Memperbincangkan Aturan Intelijen di Indonesia oleh Program Studi Hubungan Internasional Universitas Kristen Indonesia Bersama DPR RI
Undang-Undang No. 17/2011 menyatakan bahwa intelijen negara bertanggung jawab untuk melakukan kegiatan deteksi dini dan peringatan dini dalam upaya pencegahan, penangkalan, dan penanggulangan terhadap setiap ancaman yang timbul dan mengancam kepentingan serta keamanan nasional.
Penjelasan ini disampaikan oleh Anggota Komisi I DPR RI, Mayor Jenderal TNI (Purn.) Dr. H. Tubagus Hasanuddin, S.E., M.M., M.Si. dalam Focus Group Discussion (FGD) “Aturan Tambahan dalam Spionase: Jejaring Atau Kuasa, Sebuah Diskursus” yang diadakan oleh Program Studi Hubungan Internasional Fakultas Ilmu Sosial dan Ilmu Politik (Fisipol) Universitas Kristen Indonesia (UKI) bersama Departemen HI UI, di Ruang Executive FEB Gedung AB UKI (11/06).
“Jadi peran intelijen negara adalah melakukan kegiatan deteksi dan peringatan secara dini atas ancaman kepentingan dan keamanan nasional,” ungkap Tubagus Hasanuddin.
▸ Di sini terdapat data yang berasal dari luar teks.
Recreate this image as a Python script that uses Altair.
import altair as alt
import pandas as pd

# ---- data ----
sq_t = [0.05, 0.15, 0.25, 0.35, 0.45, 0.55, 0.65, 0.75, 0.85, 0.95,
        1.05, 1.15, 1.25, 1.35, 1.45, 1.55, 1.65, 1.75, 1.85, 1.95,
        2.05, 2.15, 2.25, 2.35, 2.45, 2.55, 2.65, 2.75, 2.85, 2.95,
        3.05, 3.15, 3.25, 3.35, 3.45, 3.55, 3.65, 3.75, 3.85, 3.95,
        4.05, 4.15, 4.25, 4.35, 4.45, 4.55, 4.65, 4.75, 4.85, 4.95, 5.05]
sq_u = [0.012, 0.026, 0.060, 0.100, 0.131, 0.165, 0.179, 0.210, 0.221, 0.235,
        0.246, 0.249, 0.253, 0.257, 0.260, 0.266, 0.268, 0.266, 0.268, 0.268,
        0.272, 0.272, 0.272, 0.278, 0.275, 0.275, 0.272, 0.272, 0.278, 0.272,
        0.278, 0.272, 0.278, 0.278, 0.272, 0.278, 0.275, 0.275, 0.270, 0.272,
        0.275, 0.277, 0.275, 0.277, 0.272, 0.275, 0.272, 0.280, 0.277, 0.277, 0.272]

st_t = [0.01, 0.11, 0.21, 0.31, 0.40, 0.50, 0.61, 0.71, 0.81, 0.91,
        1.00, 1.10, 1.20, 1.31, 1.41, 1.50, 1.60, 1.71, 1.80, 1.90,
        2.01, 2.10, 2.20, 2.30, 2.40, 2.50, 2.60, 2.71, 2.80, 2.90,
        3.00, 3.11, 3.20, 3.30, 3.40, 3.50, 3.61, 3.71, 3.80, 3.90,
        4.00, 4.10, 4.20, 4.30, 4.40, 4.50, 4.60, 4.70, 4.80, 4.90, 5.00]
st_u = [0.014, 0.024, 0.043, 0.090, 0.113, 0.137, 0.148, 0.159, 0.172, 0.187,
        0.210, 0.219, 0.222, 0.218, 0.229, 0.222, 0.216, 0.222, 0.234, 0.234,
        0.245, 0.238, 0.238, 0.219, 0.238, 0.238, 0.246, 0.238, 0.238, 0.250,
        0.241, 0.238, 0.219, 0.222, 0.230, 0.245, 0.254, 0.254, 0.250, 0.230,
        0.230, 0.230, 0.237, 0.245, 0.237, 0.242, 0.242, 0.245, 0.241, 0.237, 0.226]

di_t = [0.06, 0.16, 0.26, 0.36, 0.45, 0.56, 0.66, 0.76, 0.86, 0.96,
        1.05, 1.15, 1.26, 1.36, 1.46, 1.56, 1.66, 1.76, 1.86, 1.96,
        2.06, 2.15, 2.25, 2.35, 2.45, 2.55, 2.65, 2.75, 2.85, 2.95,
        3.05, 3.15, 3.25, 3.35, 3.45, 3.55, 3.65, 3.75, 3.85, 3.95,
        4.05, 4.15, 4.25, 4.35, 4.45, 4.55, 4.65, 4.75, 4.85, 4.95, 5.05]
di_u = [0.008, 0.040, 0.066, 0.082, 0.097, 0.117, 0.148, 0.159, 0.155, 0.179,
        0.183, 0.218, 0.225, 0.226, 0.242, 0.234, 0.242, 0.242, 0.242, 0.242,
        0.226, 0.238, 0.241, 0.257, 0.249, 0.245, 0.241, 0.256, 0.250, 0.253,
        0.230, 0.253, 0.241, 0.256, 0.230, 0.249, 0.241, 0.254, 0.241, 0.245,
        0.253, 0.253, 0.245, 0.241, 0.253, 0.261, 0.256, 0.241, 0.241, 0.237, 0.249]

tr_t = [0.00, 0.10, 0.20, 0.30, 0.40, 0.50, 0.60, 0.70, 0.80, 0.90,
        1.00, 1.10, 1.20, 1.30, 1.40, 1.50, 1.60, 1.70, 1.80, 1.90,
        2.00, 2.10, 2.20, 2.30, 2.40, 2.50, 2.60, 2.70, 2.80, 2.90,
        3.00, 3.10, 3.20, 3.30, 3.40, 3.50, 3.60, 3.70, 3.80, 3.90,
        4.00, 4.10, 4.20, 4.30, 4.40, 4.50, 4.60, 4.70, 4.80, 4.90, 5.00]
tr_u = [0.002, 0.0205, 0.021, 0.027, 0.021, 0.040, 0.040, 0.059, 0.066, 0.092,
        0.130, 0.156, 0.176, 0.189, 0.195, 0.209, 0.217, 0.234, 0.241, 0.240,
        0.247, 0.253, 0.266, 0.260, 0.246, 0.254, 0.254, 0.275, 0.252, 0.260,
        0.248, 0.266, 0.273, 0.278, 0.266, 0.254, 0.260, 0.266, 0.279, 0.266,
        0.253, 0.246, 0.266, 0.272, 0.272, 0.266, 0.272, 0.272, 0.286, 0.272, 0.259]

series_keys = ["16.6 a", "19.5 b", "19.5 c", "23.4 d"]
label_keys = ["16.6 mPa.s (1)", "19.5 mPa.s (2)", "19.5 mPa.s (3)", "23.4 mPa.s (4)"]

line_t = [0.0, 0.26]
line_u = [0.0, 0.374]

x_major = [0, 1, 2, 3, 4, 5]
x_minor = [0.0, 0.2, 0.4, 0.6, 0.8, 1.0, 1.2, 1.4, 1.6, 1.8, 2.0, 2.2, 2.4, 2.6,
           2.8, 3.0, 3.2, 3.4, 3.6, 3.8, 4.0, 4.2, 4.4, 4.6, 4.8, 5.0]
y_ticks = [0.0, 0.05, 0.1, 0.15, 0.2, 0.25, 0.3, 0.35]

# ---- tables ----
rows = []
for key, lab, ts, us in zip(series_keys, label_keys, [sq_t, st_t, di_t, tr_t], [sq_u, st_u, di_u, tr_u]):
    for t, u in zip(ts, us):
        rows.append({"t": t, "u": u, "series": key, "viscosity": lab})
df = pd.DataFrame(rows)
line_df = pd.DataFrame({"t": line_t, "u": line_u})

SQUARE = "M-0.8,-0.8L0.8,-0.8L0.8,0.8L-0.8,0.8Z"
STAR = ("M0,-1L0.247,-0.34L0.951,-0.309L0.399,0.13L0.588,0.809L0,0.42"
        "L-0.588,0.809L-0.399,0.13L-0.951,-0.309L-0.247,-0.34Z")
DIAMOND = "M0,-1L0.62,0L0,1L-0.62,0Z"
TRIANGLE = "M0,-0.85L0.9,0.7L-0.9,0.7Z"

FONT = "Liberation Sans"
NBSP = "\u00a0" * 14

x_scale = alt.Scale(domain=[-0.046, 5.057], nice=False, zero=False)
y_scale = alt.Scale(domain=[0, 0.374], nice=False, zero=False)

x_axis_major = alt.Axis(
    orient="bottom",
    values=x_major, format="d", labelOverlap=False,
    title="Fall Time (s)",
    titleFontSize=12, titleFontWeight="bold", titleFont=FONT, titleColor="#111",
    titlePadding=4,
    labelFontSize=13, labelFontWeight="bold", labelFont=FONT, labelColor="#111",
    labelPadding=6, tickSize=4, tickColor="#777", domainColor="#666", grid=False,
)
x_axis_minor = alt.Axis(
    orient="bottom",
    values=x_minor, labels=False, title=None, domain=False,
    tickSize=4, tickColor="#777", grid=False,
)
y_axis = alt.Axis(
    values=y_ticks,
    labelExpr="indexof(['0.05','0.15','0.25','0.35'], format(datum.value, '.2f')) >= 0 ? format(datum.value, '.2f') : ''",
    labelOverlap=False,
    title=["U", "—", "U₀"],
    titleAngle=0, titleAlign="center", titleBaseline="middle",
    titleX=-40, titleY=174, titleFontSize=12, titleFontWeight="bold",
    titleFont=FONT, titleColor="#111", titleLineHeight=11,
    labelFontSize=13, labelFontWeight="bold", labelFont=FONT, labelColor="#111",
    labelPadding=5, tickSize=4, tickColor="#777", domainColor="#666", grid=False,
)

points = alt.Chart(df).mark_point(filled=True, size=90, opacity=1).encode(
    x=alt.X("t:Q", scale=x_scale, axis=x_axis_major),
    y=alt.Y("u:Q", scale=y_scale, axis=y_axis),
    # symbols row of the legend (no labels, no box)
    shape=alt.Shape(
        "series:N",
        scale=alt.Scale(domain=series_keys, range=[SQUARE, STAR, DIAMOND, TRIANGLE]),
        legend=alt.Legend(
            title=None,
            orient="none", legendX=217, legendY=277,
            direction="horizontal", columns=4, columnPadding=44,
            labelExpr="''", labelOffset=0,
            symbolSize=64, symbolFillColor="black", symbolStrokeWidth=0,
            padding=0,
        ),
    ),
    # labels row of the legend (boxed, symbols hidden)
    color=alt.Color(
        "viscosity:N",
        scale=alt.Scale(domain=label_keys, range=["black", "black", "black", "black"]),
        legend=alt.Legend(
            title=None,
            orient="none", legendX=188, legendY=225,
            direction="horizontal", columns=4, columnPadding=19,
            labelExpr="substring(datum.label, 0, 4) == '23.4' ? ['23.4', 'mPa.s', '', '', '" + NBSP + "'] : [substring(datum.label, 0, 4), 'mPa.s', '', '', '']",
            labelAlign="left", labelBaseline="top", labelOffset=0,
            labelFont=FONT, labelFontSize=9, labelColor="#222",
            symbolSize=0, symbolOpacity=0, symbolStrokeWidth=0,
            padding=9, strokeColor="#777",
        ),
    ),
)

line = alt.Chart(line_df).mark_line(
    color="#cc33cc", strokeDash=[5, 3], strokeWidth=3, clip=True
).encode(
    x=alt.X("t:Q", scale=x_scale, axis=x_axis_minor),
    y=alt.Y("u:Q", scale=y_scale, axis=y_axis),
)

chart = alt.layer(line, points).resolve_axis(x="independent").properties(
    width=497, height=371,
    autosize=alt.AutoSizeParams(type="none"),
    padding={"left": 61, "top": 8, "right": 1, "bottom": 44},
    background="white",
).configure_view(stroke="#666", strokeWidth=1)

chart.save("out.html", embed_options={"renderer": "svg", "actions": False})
Menurut Tubagus, undang-undang Intelijen mengatur kegiatan intelijen, namun yang terpenting adalah keharusan adanya moralitas agar aktivitas intelijen tidak disalahgunakan untuk kepentingan lain.
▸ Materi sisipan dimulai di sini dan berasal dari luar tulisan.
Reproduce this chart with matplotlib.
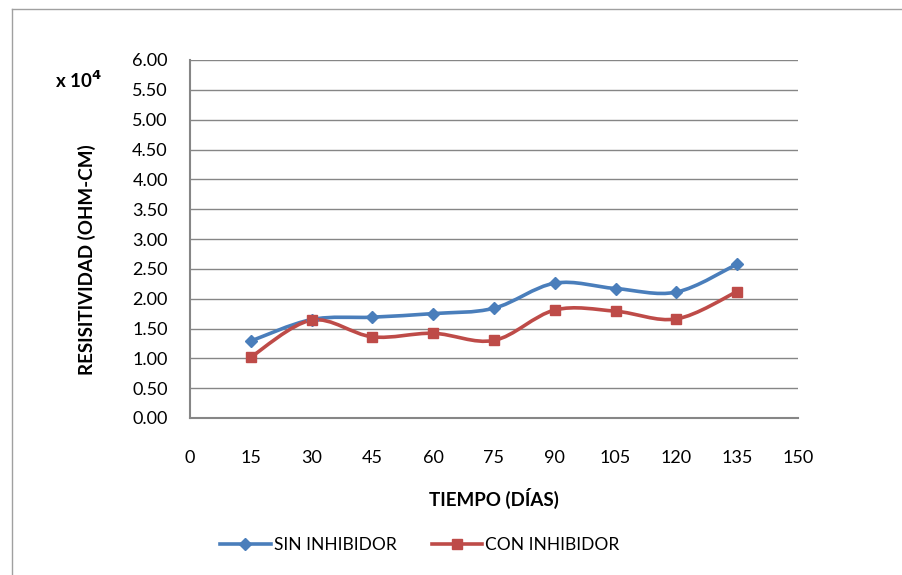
import matplotlib
matplotlib.use('Agg')
import matplotlib.pyplot as plt
from matplotlib.path import Path
from matplotlib.patches import PathPatch
from matplotlib.lines import Line2D

# ─── Data ────────────────────────────────────────────────────────────────────
dias = [15, 30, 45, 60, 75, 90, 105, 120, 135]
sin_inhibidor = [1.29, 1.65, 1.69, 1.75, 1.84, 2.26, 2.17, 2.11, 2.58]
con_inhibidor = [1.02, 1.64, 1.36, 1.42, 1.30, 1.81, 1.79, 1.66, 2.12]
xticks = [0, 15, 30, 45, 60, 75, 90, 105, 120, 135, 150]
yticks = [0.0, 0.5, 1.0, 1.5, 2.0, 2.5, 3.0, 3.5, 4.0, 4.5, 5.0, 5.5, 6.0]

BLUE = "#4a7ebb"
RED = "#be4b48"
GRID = "#868686"

plt.rcParams["font.family"] = ["Lato", "DejaVu Sans"]


def smooth_path(xs, ys):
    """Excel-style smoothed line as cubic Bezier segments (data coords)."""
    pts = list(zip(xs, ys))
    verts = [pts[0]]
    codes = [Path.MOVETO]
    n = len(pts)
    for i in range(n - 1):
        p0 = pts[i - 1] if i > 0 else pts[i]
        p1 = pts[i]
        p2 = pts[i + 1]
        p3 = pts[i + 2] if i + 2 < n else pts[i + 1]
        c1 = (p1[0] + (p2[0] - p0[0]) / 6, p1[1] + (p2[1] - p0[1]) / 6)
        c2 = (p2[0] - (p3[0] - p1[0]) / 6, p2[1] - (p3[1] - p1[1]) / 6)
        verts += [c1, c2, p2]
        codes += [Path.CURVE4] * 3
    return Path(verts, codes)


fig = plt.figure(figsize=(9.02, 5.75), dpi=100)
ax = fig.add_axes([190 / 902, 1 - 418 / 575, 608 / 902, 358 / 575])

for ys, color, marker, ms in [(sin_inhibidor, BLUE, "D", 6.5),
                              (con_inhibidor, RED, "s", 7.5)]:
    ax.add_patch(PathPatch(smooth_path(dias, ys), facecolor="none",
                           edgecolor=color, lw=2.6, zorder=3))
    ax.plot(dias, ys, linestyle="none", marker=marker, ms=ms,
            color=color, zorder=4)

ax.set_xlim(0, 150)
ax.set_ylim(0, 6)
ax.set_xticks(xticks)
ax.set_yticks(yticks)
ax.set_yticklabels([f"{v:.2f}" for v in yticks])
ax.tick_params(length=0, labelsize=13, colors="black")
ax.tick_params(axis="x", pad=23)
ax.tick_params(axis="y", pad=16)
ax.yaxis.grid(True, color=GRID, lw=1)
ax.set_axisbelow(True)
for s in ["top", "right"]:
    ax.spines[s].set_visible(False)
for s in ["left", "bottom"]:
    ax.spines[s].set_color(GRID)
    ax.spines[s].set_linewidth(1.5)

ax.set_xlabel("TIEMPO (DÍAS)", fontsize=13.5, fontweight="bold")
ax.xaxis.set_label_coords(0.5, -0.195)
ax.set_ylabel("RESISITIVIDAD (OHM-CM)", fontsize=13.5, fontweight="bold",
              va="center")
ax.yaxis.set_label_coords(-0.169, 0.441)
fig.text(55 / 902, 1 - 88 / 575, r"x 10$^{\mathbf{4}}$", fontsize=13.5,
         fontweight="bold", va="baseline", ha="left")

handles = [
    Line2D([], [], color=BLUE, lw=2.6, marker="D", ms=6.5),
    Line2D([], [], color=RED, lw=2.6, marker="s", ms=7.5),
]
fig.legend(handles, ["SIN INHIBIDOR", "CON INHIBIDOR"], loc="center",
           bbox_to_anchor=(420 / 902, 1 - 545 / 575), ncol=2, frameon=False,
           fontsize=12.5, handlelength=2.9, columnspacing=2.0,
           handletextpad=0.2)

# chart area border
fig.add_artist(Line2D([12 / 902, 12 / 902], [0, 1 - 9 / 575], color="#a0a0a0",
                      lw=1, transform=fig.transFigure))
fig.add_artist(Line2D([12 / 902, 1], [1 - 9 / 575, 1 - 9 / 575],
                      color="#a0a0a0", lw=1, transform=fig.transFigure))

fig.savefig("out.png", dpi=100)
Teknologi alat sadap telah mengalami perkembangan pesat dalam beberapa tahun terakhir, memungkinkan pengawasan yang lebih efektif dan invasif. Alat-alat ini sering digunakan untuk memantau komunikasi digital, termasuk pesan teks, panggilan telepon, dan aktivitas online lainnya. Meskipun teknologi ini dapat digunakan untuk tujuan keamanan yang sah, laporan dari amnesty international menunjukkan bagaimana alat-alat ini sering disalahgunakan.
Lebih lanjut Tubagus Hasanuddin menjelaskan, dalam UU Intelijen negara, hal yang menimbulkan perdebatan adalah mengenai penyadapan. “Ada niat baik dari penyadapan selama tetap memperhatikan hak asasi manusia,” katanya.
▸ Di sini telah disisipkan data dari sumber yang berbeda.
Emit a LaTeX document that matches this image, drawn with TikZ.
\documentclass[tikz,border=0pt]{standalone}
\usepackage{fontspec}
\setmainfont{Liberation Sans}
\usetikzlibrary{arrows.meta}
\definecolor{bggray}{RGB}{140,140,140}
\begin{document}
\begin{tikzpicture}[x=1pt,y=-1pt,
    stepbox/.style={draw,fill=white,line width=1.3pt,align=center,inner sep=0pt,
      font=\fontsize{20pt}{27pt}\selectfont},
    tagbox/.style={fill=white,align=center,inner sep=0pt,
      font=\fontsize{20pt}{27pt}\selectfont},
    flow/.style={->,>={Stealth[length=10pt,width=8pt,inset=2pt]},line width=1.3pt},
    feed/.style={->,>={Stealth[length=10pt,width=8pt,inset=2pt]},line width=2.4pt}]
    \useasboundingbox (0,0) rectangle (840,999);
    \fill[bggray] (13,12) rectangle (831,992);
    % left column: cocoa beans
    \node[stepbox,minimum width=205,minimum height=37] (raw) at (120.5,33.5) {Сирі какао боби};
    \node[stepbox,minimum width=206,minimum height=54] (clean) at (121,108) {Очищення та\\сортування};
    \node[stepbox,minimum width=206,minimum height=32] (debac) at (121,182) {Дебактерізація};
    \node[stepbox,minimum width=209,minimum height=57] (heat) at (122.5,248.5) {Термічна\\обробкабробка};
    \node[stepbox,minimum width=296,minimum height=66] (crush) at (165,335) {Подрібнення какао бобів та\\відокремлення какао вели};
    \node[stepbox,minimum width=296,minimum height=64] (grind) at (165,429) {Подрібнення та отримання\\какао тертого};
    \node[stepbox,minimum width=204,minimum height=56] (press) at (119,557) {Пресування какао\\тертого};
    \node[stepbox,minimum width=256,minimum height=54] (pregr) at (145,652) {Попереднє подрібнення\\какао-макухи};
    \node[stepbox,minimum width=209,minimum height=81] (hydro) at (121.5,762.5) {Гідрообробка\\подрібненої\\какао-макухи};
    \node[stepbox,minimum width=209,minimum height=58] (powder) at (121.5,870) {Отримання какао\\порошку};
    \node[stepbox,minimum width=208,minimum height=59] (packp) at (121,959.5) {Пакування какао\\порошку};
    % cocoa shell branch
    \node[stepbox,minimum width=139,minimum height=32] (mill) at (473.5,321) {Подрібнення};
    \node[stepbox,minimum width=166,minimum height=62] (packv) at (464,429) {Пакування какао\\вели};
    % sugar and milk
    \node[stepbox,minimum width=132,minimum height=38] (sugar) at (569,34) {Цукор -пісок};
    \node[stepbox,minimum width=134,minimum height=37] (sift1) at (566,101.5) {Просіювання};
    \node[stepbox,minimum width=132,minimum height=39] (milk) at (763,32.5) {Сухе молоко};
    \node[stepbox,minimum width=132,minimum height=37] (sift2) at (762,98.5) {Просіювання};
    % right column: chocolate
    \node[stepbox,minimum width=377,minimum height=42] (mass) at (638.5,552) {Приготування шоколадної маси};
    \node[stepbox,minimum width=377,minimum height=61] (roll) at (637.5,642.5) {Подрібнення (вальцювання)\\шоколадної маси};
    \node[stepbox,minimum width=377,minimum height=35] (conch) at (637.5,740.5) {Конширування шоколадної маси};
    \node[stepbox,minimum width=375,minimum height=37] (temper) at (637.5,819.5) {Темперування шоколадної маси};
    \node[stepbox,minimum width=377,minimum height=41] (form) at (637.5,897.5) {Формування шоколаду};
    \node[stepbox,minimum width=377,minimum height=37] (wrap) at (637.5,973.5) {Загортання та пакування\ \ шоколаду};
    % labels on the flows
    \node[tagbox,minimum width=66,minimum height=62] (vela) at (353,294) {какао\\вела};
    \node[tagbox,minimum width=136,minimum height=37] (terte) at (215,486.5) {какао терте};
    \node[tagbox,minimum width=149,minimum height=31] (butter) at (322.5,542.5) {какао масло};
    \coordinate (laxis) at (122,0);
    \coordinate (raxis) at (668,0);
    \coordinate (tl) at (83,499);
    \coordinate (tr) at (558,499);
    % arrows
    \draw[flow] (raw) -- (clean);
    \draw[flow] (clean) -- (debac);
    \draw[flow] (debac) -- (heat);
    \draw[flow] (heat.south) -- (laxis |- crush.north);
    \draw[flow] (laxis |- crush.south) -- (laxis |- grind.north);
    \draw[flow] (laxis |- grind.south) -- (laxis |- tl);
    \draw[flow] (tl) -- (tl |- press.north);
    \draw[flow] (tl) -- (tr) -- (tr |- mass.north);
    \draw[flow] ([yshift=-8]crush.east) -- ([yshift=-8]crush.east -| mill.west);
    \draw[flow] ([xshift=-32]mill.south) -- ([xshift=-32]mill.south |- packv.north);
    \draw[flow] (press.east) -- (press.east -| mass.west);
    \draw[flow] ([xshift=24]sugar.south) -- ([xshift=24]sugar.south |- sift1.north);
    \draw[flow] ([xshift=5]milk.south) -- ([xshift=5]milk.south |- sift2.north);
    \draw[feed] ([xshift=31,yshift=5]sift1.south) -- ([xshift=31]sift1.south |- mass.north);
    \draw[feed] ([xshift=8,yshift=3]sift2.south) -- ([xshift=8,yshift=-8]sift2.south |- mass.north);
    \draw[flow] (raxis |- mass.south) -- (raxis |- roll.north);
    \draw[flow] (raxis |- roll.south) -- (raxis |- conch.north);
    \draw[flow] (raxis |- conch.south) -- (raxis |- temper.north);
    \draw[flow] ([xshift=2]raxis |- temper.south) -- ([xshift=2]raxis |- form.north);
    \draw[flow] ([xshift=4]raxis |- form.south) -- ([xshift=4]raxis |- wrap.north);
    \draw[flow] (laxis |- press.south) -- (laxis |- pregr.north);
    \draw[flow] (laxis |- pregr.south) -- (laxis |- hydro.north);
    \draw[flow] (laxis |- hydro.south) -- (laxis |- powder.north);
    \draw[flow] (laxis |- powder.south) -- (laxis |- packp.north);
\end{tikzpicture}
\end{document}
Guru Besar ilmu keamanan internasional Fisipol UKI, Prof. Angel Damayanti, Ph.D., menyoroti adanya aturan terkait penyadapan dalam Rancangan Undang-Undang Nomor 2 Tahun 2002 tentang Kepolisian Negara Republik Indonesia.
“Yang terpenting adalah aturan penyadapan atau dalam spionase harus memperhatikan keamanan dan hak asasi manusia. Penegak hukum melakukan penyadapan untuk melindungi keamanan negara dari ancaman. Oleh karena itu, perlu adanya kebijakan pemerintah agar peraturan spionase atau intelijen tidak mengurangi kebebasan individu,” kata Prof. Angel Damayanti.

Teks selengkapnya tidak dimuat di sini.